There are a number of statistics for describing the general properties of a distribution. These involve simple descriptions of overall pattern (global characteristics), descriptions of regional variation, and descriptions of small, concentrated clusters (hot spots). Among these are the mean center, center of minimum distance, standard deviational ellipse, and the directional mean (Ebdon 1988; LeBeau 1992).
These simple analogies to univariate statistics can be used to compare different types of distributions or to compare the same distribution for different time periods. As an example, Fig. 1 shows the standard deviational ellipses for burglaries in Precinct 12 in Baltimore County for June and July 1997.5 As seen, there is a spatial shift that occurred between June and July. As summer progresses, some vacationers occupy the communities along the Chesapeake Bay and the distribution of burglaries follows this pattern.

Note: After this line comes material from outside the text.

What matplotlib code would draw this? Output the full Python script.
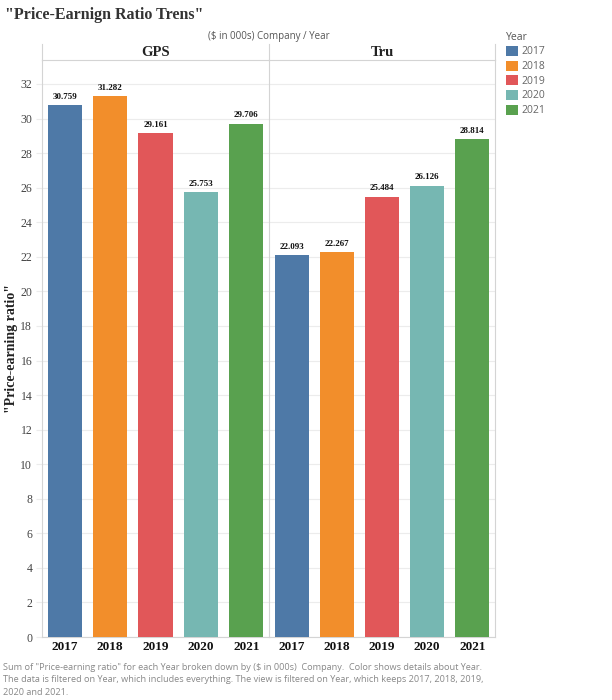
import matplotlib
matplotlib.use("Agg")
import matplotlib.pyplot as plt
from matplotlib.patches import Patch

companies = ["GPS", "Tru"]
years = ["2017", "2018", "2019", "2020", "2021"]
gps_values = [30.759, 31.282, 29.161, 25.753, 29.706]
tru_values = [22.093, 22.267, 25.484, 26.126, 28.814]
year_colors = ["#4E79A7", "#F28E2B", "#E15759", "#76B7B2", "#59A14F"]
y_ticks = list(range(0, 33, 2))

W, H = 612, 700
SERIF = "Liberation Serif"
SANS = "Open Sans"
GRID = "#ececec"
BORDER = "#d4d4d4"


def px_axes(fig, x0, y0, x1, y1):
    # pixel box (top-left origin) -> figure axes
    return fig.add_axes([x0 / W, 1 - y1 / H, (x1 - x0) / W, (y1 - y0) / H])


fig = plt.figure(figsize=(W / 100, H / 100), dpi=100)

left, mid, right = 42, 269, 495
head_top, plot_top, plot_bot = 44, 60, 637
ymax = (plot_bot - plot_top) / ((plot_bot - 84) / 32.0)

panels = [(left, mid, gps_values), (mid, right, tru_values)]
for i, (x0, x1, vals) in enumerate(panels):
    ax = px_axes(fig, x0, plot_top, x1, plot_bot)
    xs = list(range(len(years)))
    ax.bar(xs, vals, width=0.75, color=year_colors, zorder=3)
    for x, v in zip(xs, vals):
        ax.annotate("{:.3f}".format(v), (x, v), xytext=(0, 3), textcoords="offset points",
                    ha="center", va="bottom", fontsize=6.5, fontweight="bold",
                    family=SERIF, color="#111111", zorder=4)
    ax.set_xlim(-0.5, 4.5)
    ax.set_ylim(0, ymax)
    ax.set_yticks(y_ticks)
    ax.yaxis.grid(True, color=GRID, lw=0.8, zorder=0)
    ax.set_xticks(xs)
    ax.set_xticklabels(years, fontsize=9.5, fontweight="bold", family=SERIF, color="#111111")
    ax.tick_params(axis="x", length=0, pad=3)
    for s in ax.spines.values():
        s.set_color(BORDER)
        s.set_linewidth(0.8)
    ax.spines["top"].set_visible(False)
    ax.spines["right"].set_visible(i == 1)
    if i == 0:
        ax.set_yticklabels([str(t) for t in y_ticks], fontsize=8.5, family=SERIF, color="#444444")
        ax.tick_params(axis="y", length=4, color=GRID, pad=3)
        ax.set_ylabel('"Price-earning ratio"', fontsize=10, fontweight="bold",
                      family=SERIF, color="#222222", va="center")
        ax.yaxis.set_label_coords((11 - x0) / (x1 - x0), 0.5)
    else:
        ax.tick_params(axis="y", length=0, labelleft=False)

    hx = px_axes(fig, x0, head_top, x1, plot_top)
    hx.set_xticks([])
    hx.set_yticks([])
    for s in hx.spines.values():
        s.set_color(BORDER)
        s.set_linewidth(0.8)
    hx.spines["top"].set_visible(False)
    hx.spines["right"].set_visible(i == 1)
    hx.text(0.5, 0.45, companies[i], ha="center", va="center", fontsize=10.5,
            fontweight="bold", family=SERIF, color="#222222", transform=hx.transAxes)

fig.text(5 / W, 1 - 15 / H, '"Price-Earnign Ratio Trens"', fontsize=11.5, fontweight="bold",
         family=SERIF, color="#333333", va="center", ha="left")
fig.text((left + right) / 2 / W, 1 - 37 / H, "($ in 000s) Company / Year", fontsize=7,
         family=SANS, color="#555555", ha="center", va="center")

handles = [Patch(facecolor=c, edgecolor="none") for c in year_colors]
leg = fig.legend(handles, years, title="Year", loc="upper left",
                 bbox_to_anchor=(502 / W, 1 - 28 / H), frameon=False,
                 prop={"family": SANS, "size": 7.5}, handlelength=1.1, handleheight=1.1,
                 handletextpad=0.4, labelspacing=0.3, borderaxespad=0)
leg.get_title().set_fontsize(7.5)
leg.get_title().set_family(SANS)
leg.get_title().set_color("#555555")
leg._legend_box.align = "left"
leg._legend_box.sep = 2
for t in leg.get_texts():
    t.set_color("#666666")

footer = ('Sum of "Price-earning ratio" for each Year broken down by ($ in 000s)  Company.  '
          'Color shows details about Year.\n'
          'The data is filtered on Year, which includes everything. The view is filtered on Year, '
          'which keeps 2017, 2018, 2019,\n2020 and 2021.')
fig.text(3 / W, 1 - 663 / H, footer, fontsize=6.6, family=SANS, color="#888888",
         ha="left", va="top", linespacing=1.5)

fig.savefig("out.png", dpi=100)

A key concept in spatial statistics is that of spatial autocorrelation (Griffith 1987). There are various definitions of spatial autocorrelation but a simple one is that events are spatially arranged in a nonrandom manner, either more concentrated or, occasionally, more dispersed than would be expected on the basis of chance. There are several well-known global measures of spatial autocorrelation—Moran's I, Geary's C, and the Moran correlogram—that are included in CrimeStat (Moran 1948; Geary 1954; Ebdon 1988). There are also several statistics that describe spatial autocorrelation through the properties of distances between incidents including nearest neighbor analysis (Clark and Evans 1954), linear nearest neighbor analysis, K-order nearest neighbor (Cressie 1991), and Ripley's K statistic (Ripley 1976, 1981). The testing of significance for Ripley's K is done through a Monte Carlo simulation that estimates approximate confidence intervals.
As an example, Fig. 2 below shows the Ripley's K distribution of motor vehicle crashes in Houston in 1998 and compares it to both an “envelope” from 100 random Monte Carlo simulations as well as the distribution of the 2000 population (measured by the centroids of census blocks).6 Ripley's K counts the cumulative number of other points within a circle of a certain radius placed over each point in the distribution. The count is made for multiple radii so that concentration can be compared at different scales. As seen, the distribution of vehicle crashes is highly concentrated (i.e., having a larger count within the search circle), more so than would be expected by the population distribution and certainly more so than would be expected under complete spatial randomness.
Hot spot analysis
From an analytical perspective, tools that identify hot spots are very useful to police departments because they tend to focus their deployment and prevention resources on the areas that are most likely to generate incidents.7
To illustrate, Fig. 3 shows first- and second-order standard deviational ellipses of driving while intoxicated (DWI) crashes in central Houston from 1999 to 2001, using the nearest-neighbor hierarchical clustering routine. The first-order clusters are the grouping of incidents while the second order are the grouping of the first-order clusters. As seen, the incidents tend to occur in small clusters. Several of the small clusters, in turn, are grouped into larger district clusters. Fig. 4 zooms into one of the clusters in the East End of Houston, a low-income community with many DWI crashes.
Using another example, Fig. 5 shows the clustering of street robberies in west Baltimore County using the STAC clustering algorithm. As seen, three of them fall along a major arterial in the county (State Highway 26); the robberies are concentrated at commercial strips along the arterial.
Because the hot spot tools are complex algorithms, statistical significance must be tested with a Monte Carlo simulation. The nearest-neighbor hierarchical clustering, the risk-adjusted nearest-neighbor hierarchical clustering, and the STAC routines each have a Monte Carlo simulation that allows the estimation of approximate confidence intervals or test thresholds for these statistics.
Of course, a hot spot routine only identifies a collection of points that are close together. It does not explain why they are together. For that, additional research and analysis is required. In the case of crime incident hot spots, the clustering could be due to a high concentration of potential victims (e.g., at a shopping mall), particular land uses that encourage crimes (e.g., an area with a concentration of bars and adult bookshops; Levine, Wachs, and Shirazi 1986), a common activity (e.g., a drug trade “center”), a location where many offenders live, or a neighborhood where a rash of incidents suddenly occur (e.g., vehicle thieves often hit a neighborhood for a short period of time). The hot spot could also be due to chance; in any distribution, a certain amount of clustering will occur by chance. That is why it is important to test any hot spot against a random distribution (through a Monte Carlo simulation, for example) and to also examine several years of data to ensure that it is not transitory.
There are also several miscellaneous options in CrimeStat that make the program easier to use. Parameters can be saved and reloaded, tab colors can be changed, and Monte Carlo simulation data can be output.
CrimeStat is accompanied by sample data sets and a manual that gives the background behind the statistics with many examples. The manual includes examples contributed by researchers from many different fields. As mentioned, the software and documentation are available for free from the NIJ (see footnote 2).